- _SUPPLIED MATERIAL_:
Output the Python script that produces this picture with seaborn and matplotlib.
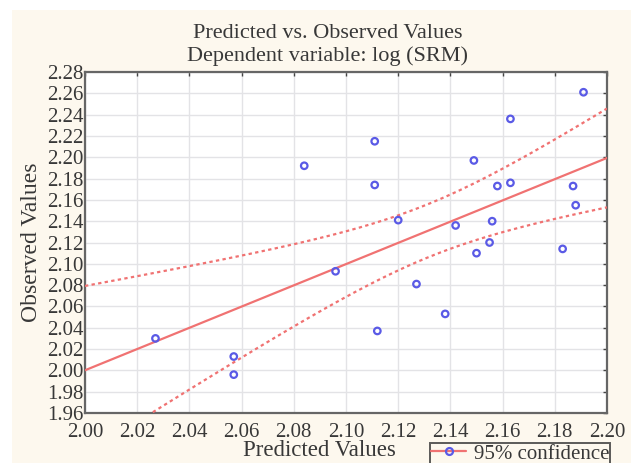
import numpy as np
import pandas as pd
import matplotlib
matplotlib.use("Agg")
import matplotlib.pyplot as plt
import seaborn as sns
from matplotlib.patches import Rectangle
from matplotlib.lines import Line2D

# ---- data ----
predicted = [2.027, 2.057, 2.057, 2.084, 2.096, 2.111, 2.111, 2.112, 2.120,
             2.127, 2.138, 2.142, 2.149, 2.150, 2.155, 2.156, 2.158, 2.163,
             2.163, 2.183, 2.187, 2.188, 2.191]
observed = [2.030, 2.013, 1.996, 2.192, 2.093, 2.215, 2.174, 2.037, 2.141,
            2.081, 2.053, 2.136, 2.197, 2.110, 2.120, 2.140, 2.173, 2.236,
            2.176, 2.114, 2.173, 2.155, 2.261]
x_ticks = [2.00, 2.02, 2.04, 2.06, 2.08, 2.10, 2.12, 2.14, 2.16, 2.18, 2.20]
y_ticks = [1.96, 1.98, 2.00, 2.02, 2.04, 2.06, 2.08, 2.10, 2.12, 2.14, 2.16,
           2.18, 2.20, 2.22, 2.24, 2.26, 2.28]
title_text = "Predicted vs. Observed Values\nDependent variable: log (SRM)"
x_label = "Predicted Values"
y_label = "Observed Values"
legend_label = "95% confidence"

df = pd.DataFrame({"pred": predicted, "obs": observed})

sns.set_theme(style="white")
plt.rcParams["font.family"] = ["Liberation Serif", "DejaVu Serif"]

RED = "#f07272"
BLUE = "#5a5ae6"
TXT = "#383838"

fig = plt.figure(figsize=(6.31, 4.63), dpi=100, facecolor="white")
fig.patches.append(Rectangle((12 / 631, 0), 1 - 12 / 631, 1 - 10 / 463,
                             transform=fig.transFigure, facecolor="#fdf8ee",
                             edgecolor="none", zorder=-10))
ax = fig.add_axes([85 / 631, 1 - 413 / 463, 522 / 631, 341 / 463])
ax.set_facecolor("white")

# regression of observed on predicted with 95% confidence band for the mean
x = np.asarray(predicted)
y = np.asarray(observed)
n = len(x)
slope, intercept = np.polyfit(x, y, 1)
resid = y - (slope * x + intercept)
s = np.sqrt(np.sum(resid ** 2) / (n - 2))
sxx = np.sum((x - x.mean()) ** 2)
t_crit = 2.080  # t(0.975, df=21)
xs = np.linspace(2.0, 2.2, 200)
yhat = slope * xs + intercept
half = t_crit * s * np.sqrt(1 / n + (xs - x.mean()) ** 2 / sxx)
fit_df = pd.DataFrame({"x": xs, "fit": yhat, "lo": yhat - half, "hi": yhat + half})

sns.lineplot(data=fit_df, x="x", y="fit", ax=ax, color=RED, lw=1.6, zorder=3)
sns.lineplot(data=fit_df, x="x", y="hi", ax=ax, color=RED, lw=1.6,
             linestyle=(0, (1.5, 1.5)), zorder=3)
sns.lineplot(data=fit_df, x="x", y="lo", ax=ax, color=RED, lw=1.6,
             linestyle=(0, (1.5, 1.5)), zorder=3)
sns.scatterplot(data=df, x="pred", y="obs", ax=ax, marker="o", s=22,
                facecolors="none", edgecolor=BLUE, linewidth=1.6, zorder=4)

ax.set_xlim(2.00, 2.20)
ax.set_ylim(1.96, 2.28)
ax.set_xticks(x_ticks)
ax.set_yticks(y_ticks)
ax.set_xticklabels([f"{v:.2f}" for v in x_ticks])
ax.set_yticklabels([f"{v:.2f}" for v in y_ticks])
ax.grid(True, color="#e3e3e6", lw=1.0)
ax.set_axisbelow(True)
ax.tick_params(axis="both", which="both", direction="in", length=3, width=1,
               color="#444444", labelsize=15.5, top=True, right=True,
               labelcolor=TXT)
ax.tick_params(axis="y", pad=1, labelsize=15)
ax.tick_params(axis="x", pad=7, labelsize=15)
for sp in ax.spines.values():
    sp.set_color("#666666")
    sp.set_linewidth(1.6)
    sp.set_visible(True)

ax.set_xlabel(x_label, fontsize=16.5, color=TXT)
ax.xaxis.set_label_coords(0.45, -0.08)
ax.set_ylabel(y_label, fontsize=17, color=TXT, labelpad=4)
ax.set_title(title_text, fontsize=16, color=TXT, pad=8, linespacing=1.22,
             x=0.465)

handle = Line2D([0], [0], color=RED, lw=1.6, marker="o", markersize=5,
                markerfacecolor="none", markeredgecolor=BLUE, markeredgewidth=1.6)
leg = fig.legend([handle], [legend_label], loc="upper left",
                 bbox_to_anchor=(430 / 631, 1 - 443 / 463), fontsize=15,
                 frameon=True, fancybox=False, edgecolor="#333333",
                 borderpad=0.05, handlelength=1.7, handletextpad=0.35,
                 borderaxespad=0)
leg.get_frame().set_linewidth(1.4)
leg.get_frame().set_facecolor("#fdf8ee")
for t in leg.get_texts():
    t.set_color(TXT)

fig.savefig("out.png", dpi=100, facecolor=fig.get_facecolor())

- _WHAT YOU SHOULD DO_:
Leave out the pictures and repeat exactly the lines from the start of the material through the line that contains "from matplotlib.lines import Line2D", both included.

- _THE ANSWER_:
Output the Python script that produces this picture with seaborn and matplotlib.
import numpy as np
import pandas as pd
import matplotlib
matplotlib.use("Agg")
import matplotlib.pyplot as plt
import seaborn as sns
from matplotlib.patches import Rectangle
from matplotlib.lines import Line2D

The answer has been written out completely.